Set down each line of the material that follows, exactly, with no pictures.
>> Begin DATA EXCERPT
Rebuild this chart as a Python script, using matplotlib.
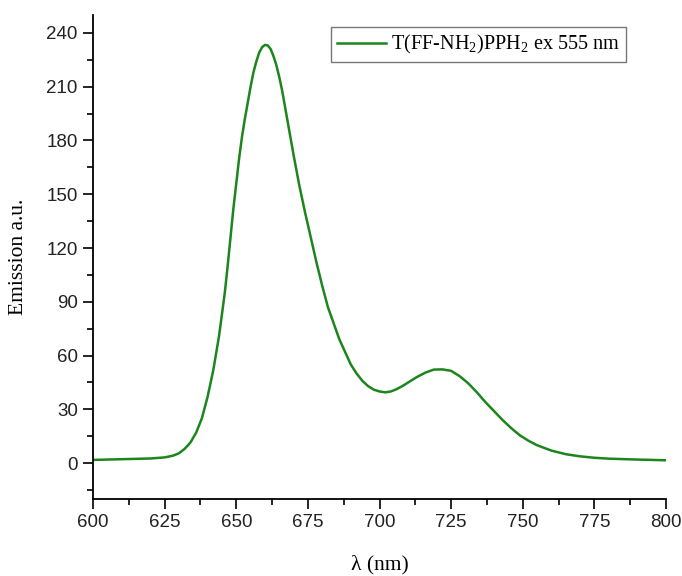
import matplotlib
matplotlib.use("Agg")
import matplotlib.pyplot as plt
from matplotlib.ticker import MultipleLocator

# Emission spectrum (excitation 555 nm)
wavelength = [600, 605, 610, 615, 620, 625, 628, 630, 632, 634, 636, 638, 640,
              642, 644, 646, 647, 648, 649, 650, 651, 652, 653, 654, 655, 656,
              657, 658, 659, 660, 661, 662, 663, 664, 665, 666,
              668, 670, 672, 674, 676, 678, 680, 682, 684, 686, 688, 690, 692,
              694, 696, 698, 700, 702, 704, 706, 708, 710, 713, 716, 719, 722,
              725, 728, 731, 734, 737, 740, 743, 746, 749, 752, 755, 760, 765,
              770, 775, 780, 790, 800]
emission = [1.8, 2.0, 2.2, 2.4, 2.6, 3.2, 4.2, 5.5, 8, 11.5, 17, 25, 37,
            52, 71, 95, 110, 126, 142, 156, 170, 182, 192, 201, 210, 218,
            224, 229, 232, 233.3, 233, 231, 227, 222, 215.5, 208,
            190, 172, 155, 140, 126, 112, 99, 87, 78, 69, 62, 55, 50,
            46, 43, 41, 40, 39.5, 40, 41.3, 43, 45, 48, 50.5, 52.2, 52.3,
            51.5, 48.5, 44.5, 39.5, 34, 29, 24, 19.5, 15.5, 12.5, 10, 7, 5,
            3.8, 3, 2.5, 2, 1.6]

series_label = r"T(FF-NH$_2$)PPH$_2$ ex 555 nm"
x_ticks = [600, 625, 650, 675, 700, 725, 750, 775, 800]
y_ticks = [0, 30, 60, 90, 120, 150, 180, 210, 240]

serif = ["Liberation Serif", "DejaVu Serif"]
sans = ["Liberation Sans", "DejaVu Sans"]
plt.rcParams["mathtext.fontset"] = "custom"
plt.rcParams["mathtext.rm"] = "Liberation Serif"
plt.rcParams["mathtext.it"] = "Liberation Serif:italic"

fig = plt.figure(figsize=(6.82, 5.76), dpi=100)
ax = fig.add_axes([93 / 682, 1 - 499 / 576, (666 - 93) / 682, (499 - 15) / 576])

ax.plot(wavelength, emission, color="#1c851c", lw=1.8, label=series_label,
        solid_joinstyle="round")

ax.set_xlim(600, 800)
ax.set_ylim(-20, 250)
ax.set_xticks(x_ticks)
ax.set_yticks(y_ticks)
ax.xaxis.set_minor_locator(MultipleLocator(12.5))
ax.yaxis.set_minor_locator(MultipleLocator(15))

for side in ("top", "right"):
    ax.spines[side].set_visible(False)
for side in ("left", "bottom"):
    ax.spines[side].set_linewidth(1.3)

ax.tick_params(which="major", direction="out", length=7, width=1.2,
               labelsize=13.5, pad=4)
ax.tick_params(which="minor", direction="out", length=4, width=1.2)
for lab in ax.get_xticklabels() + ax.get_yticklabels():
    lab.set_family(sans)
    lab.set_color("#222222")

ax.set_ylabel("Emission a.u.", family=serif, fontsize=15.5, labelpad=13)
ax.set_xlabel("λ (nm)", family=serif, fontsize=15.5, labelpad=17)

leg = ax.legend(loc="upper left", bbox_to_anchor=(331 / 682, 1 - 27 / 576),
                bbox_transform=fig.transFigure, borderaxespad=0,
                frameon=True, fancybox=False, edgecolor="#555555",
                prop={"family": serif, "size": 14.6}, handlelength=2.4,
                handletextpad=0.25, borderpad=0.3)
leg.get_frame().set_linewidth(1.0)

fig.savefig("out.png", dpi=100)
>> End DATA EXCERPT
> WRITTEN REPLY:
Rebuild this chart as a Python script, using matplotlib.
import matplotlib
matplotlib.use("Agg")
import matplotlib.pyplot as plt
from matplotlib.ticker import MultipleLocator

# Emission spectrum (excitation 555 nm)
wavelength = [600, 605, 610, 615, 620, 625, 628, 630, 632, 634, 636, 638, 640,
              642, 644, 646, 647, 648, 649, 650, 651, 652, 653, 654, 655, 656,
              657, 658, 659, 660, 661, 662, 663, 664, 665, 666,
              668, 670, 672, 674, 676, 678, 680, 682, 684, 686, 688, 690, 692,
              694, 696, 698, 700, 702, 704, 706, 708, 710, 713, 716, 719, 722,
              725, 728, 731, 734, 737, 740, 743, 746, 749, 752, 755, 760, 765,
              770, 775, 780, 790, 800]
emission = [1.8, 2.0, 2.2, 2.4, 2.6, 3.2, 4.2, 5.5, 8, 11.5, 17, 25, 37,
            52, 71, 95, 110, 126, 142, 156, 170, 182, 192, 201, 210, 218,
            224, 229, 232, 233.3, 233, 231, 227, 222, 215.5, 208,
            190, 172, 155, 140, 126, 112, 99, 87, 78, 69, 62, 55, 50,
            46, 43, 41, 40, 39.5, 40, 41.3, 43, 45, 48, 50.5, 52.2, 52.3,
            51.5, 48.5, 44.5, 39.5, 34, 29, 24, 19.5, 15.5, 12.5, 10, 7, 5,
            3.8, 3, 2.5, 2, 1.6]

series_label = r"T(FF-NH$_2$)PPH$_2$ ex 555 nm"
x_ticks = [600, 625, 650, 675, 700, 725, 750, 775, 800]
y_ticks = [0, 30, 60, 90, 120, 150, 180, 210, 240]

serif = ["Liberation Serif", "DejaVu Serif"]
sans = ["Liberation Sans", "DejaVu Sans"]
plt.rcParams["mathtext.fontset"] = "custom"
plt.rcParams["mathtext.rm"] = "Liberation Serif"
plt.rcParams["mathtext.it"] = "Liberation Serif:italic"

fig = plt.figure(figsize=(6.82, 5.76), dpi=100)
ax = fig.add_axes([93 / 682, 1 - 499 / 576, (666 - 93) / 682, (499 - 15) / 576])

ax.plot(wavelength, emission, color="#1c851c", lw=1.8, label=series_label,
        solid_joinstyle="round")

ax.set_xlim(600, 800)
ax.set_ylim(-20, 250)
ax.set_xticks(x_ticks)
ax.set_yticks(y_ticks)
ax.xaxis.set_minor_locator(MultipleLocator(12.5))
ax.yaxis.set_minor_locator(MultipleLocator(15))

for side in ("top", "right"):
    ax.spines[side].set_visible(False)
for side in ("left", "bottom"):
    ax.spines[side].set_linewidth(1.3)

ax.tick_params(which="major", direction="out", length=7, width=1.2,
               labelsize=13.5, pad=4)
ax.tick_params(which="minor", direction="out", length=4, width=1.2)
for lab in ax.get_xticklabels() + ax.get_yticklabels():
    lab.set_family(sans)
    lab.set_color("#222222")

ax.set_ylabel("Emission a.u.", family=serif, fontsize=15.5, labelpad=13)
ax.set_xlabel("λ (nm)", family=serif, fontsize=15.5, labelpad=17)

leg = ax.legend(loc="upper left", bbox_to_anchor=(331 / 682, 1 - 27 / 576),
                bbox_transform=fig.transFigure, borderaxespad=0,
                frameon=True, fancybox=False, edgecolor="#555555",
                prop={"family": serif, "size": 14.6}, handlelength=2.4,
                handletextpad=0.25, borderpad=0.3)
leg.get_frame().set_linewidth(1.0)

fig.savefig("out.png", dpi=100)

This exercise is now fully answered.